The Lone Ranger ****

A lot is being uttered about The Lone Ranger, a Disney film that reunites Pirates of the Caribbean director Gore Verbinski and star Johnny Depp, in what has got to be the most expensive ‘western’ in recent years (£165million to be precise). But although battered by American critics and arriving on these shores this week with attached low expectations, this sprawling and historically flawed visual reboot of a 1930s radio show is actually incredibly funny, mildly eccentric and a big-hearted and entertaining treat for Pirates fans – even if there are some tonal wobbles to question its family suitability.

Newbie lawyer John Reid (Armie Hammer) arrives in Colby, Texas, in 1869, armed with a copy of John Locke’s Two Treatises of Government and determined to practice the law. However, after witnessing the brutal murder of his brother, Texas Ranger Dan Reid (James Badge Dale) at the hands of outlaw Butch Cavendish (William Fichtner) then saved from being buried alive by Silver, a curious, spiritual horse who loves dizzy heights and sipping hooch, John (who is now officially dead) teams up with an unlikely sidekick; a Comanche oddball loner called Tonto (Depp) with a dead crow on his head to put wrongs to right and bring Cavendish and other unsavouries to justice.

This has Pirates’ grand production values all over it, ambitious but beautifully shot for starters with some glorious landscapes to feast on, and complete with lots of galloping horses and some cowboys/militias-and-Indians punch-ups for western lovers. The fact that it obviously borrows from the likes of John Ford, with some stirring musical moments to get the juices flowing (such as the William Tell Overture to accompany an exhilarating train battle/crash) is not a bad thing either. Surely it’s high ho Silver away?

For most never old enough to contemplate details of the original work, this will always be a Depp draw as he plays another eccentric chump with face paint to rival his beloved Captain Jack character. Only this time, in Tonto, Depp adds subtlety of wisdom and is more straight-laced madcap (like a latter-day Buster Keaton) to help oust the tailspin that Hammer’s Reid finds himself in. This comedy duo works a treat, with many laughs given the breath to air in knowing pauses and head-slapping stupidity. Add a comical horse into the mix, Depp’s injection of ‘Kemosabe’ remarks and gravity-defying leaps, and this unlikely trio blaze across the screen with enough puff to reach the end point.
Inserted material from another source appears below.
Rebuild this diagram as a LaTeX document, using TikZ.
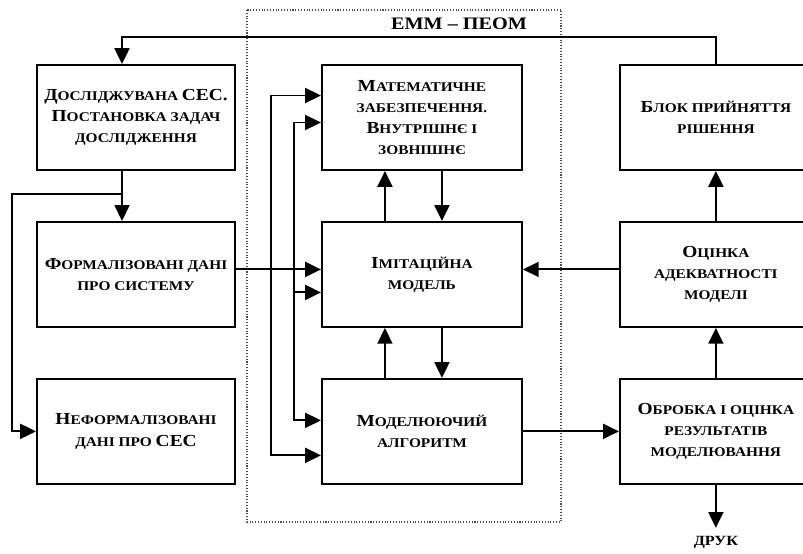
\documentclass[tikz,border=0pt]{standalone}
\usepackage{fontspec}
\setmainfont{Liberation Serif}[FakeStretch=1.15]
\usetikzlibrary{positioning,arrows.meta}

% capital letter of the small caps text
\newcommand{\vl}[1]{{\fontsize{9.6}{12}\selectfont #1}}

\tikzset{
  blok/.style={draw, line width=1.1pt, minimum width=3.96cm, minimum height=2.1cm,
    align=center, inner sep=2pt, font=\fontsize{7.6}{12}\selectfont\bfseries},
  arr/.style={line width=1.1pt, -{Triangle[length=9pt,width=8.5pt]}},
  arrb/.style={line width=1.1pt, {Triangle[length=9pt,width=8.5pt]}-{Triangle[length=9pt,width=8.5pt]}},
  ramka/.style={densely dotted, line width=0.6pt, black!70},
}

\begin{document}
\begin{tikzpicture}
  \useasboundingbox (0,0) rectangle (16.06,-11.06);

  % Define nodes
  \node[blok] (doslid) at (2.72,-2.35) {\vl{Д}ОСЛІДЖУВАНА \vl{СЕС.}\\ \vl{П}ОСТАНОВКА ЗАДАЧ\\ ДОСЛІДЖЕННЯ};
  \node[blok, below=1cm of doslid] (formal) {\vl{Ф}ОРМАЛІЗОВАНІ ДАНІ\\ ПРО СИСТЕМУ};
  \node[blok, below=1cm of formal] (neform) {\vl{Н}ЕФОРМАЛІЗОВАНІ\\ ДАНІ ПРО \vl{СЕС}};

  \node[blok, minimum width=4cm, right=1.7cm of doslid] (matem) {\vl{М}АТЕМАТИЧНЕ\\ ЗАБЕЗПЕЧЕННЯ.\\ \vl{В}НУТРІШНЄ І\\ ЗОВНІШНЄ};
  \node[blok, minimum width=4cm, right=1.7cm of formal] (imit) {\vl{І}МІТАЦІЙНА\\ МОДЕЛЬ};
  \node[blok, minimum width=4cm, right=1.7cm of neform] (algor) {\vl{М}ОДЕЛЮЮЧИЙ\\ АЛГОРИТМ};

  \node[blok, minimum width=3.84cm, right=1.92cm of matem] (rishennya) {\vl{Б}ЛОК ПРИЙНЯТТЯ\\ РІШЕННЯ};
  \node[blok, minimum width=3.84cm, right=1.92cm of imit] (otsinka) {\vl{О}ЦІНКА\\ АДЕКВАТНОСТІ\\ МОДЕЛІ};
  \node[blok, minimum width=3.84cm, right=1.92cm of algor] (obrobka) {\vl{О}БРОБКА І ОЦІНКА\\ РЕЗУЛЬТАТІВ\\ МОДЕЛЮВАННЯ};
  \node[below=0.98cm of obrobka, inner sep=1pt, font=\fontsize{8}{12}\selectfont\bfseries] (druk) {ДРУК};

  % EMM - PEOM frame
  \draw[ramka] (4.94,-0.2) rectangle (11.22,-10.44);
  \node[font=\fontsize{10}{12}\selectfont\bfseries] (emm) at (9.18,-0.48) {ЕММ -- ПЕОМ};

  % Connect the nodes
  \draw[arr] (rishennya.north) -- ++(0,0.54) -| ([xshift=-0.28cm]doslid.north);
  \draw[arr] ([xshift=-0.28cm]doslid.south) -- ([xshift=-0.28cm]formal.north);
  \coordinate (rozg) at ([xshift=-0.28cm,yshift=-0.46cm]doslid.south);
  \draw[arr] (rozg) -- ++(-2.2,0) |- (neform.west);

  \draw[arr] ([yshift=0.1cm]formal.east) -- ([yshift=0.1cm]imit.west);
  \draw[arrb] ([yshift=0.44cm]matem.west) -- ++(-1,0) |- ([yshift=-0.48cm]algor.west);
  \draw[arrb] ([yshift=-0.1cm]matem.west) -- ++(-0.54,0) |- ([yshift=0.22cm]algor.west);
  \draw[arr] ([xshift=-0.54cm,yshift=-0.36cm]imit.west) -- ([yshift=-0.36cm]imit.west);

  \draw[arr] ([xshift=-0.74cm]imit.north) -- ([xshift=-0.74cm]matem.south);
  \draw[arr] ([xshift=0.4cm]matem.south) -- ([xshift=0.4cm]imit.north);
  \draw[arr] ([xshift=-0.74cm]algor.north) -- ([xshift=-0.74cm]imit.south);
  \draw[arr] ([xshift=0.4cm]imit.south) -- ([xshift=0.4cm]algor.north);

  \draw[arr] ([yshift=0.1cm]otsinka.west) -- ([yshift=0.1cm]imit.east);
  \draw[arr] (algor.east) -- (obrobka.west);
  \draw[arr] (obrobka.north) -- (otsinka.south);
  \draw[arr] (otsinka.north) -- (rishennya.south);
  \draw[arr] (obrobka.south) -- ([yshift=0.12cm]druk.north);
\end{tikzpicture}
\end{document}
It’s understandable, perhaps, why some, Stateside, have objected to this film’s making – Lone Range story assault aside and historical inaccuracies, with its anti-American Dream stance and headline act being a Native American sidekick – and not the gallant hero on horseback. That said Verbinski has stuck with the winning formula of Depp in odd drag to get audiences to a ‘comedy western’ – it’s Depp’s show as Tonto after all, as he opens and closes the story (stick around after the credits for a melancholy moment of reflection). It’s also refreshing surely, to see a challenge to the birth of American consumerism in the suggestion that the great railroads’ birth was steeped in blood – which if you think about it, must have been the case.

In terms of the odd tonal issue, Dan Reid’s grizzly death is unnecessary, even in terms of plot, as the untimely outcome should be enough alone to spur any sibling to avenge. Helena Bonham Carter’s whore Red Harrington and her impressive wooden leg feel like something out of another quirky comedy and although titillating and amusing, is merely there to (often mechanically) move the plot along, plus an excuse to visit a whore house in an innocent, family-orientated Disney manner.

In the end, it could be argued that the Verbinski-Depp Pirates’ team has boldly used an American icon to forge yet another kooky character, hoping that Lone Ranger fans wouldn’t mind them ‘borrowing’, while counting on Pirates’ Sparrow fans to fill seats. It’s been an expensive gamble that is yet to pay off. But regardless of the naysayers’ protestations, The Lone Ranger has fun and madness at its core – much like the latter marauding saga, even if it brazenly wags its proverbial finger at the foundations of the American establishment in the process.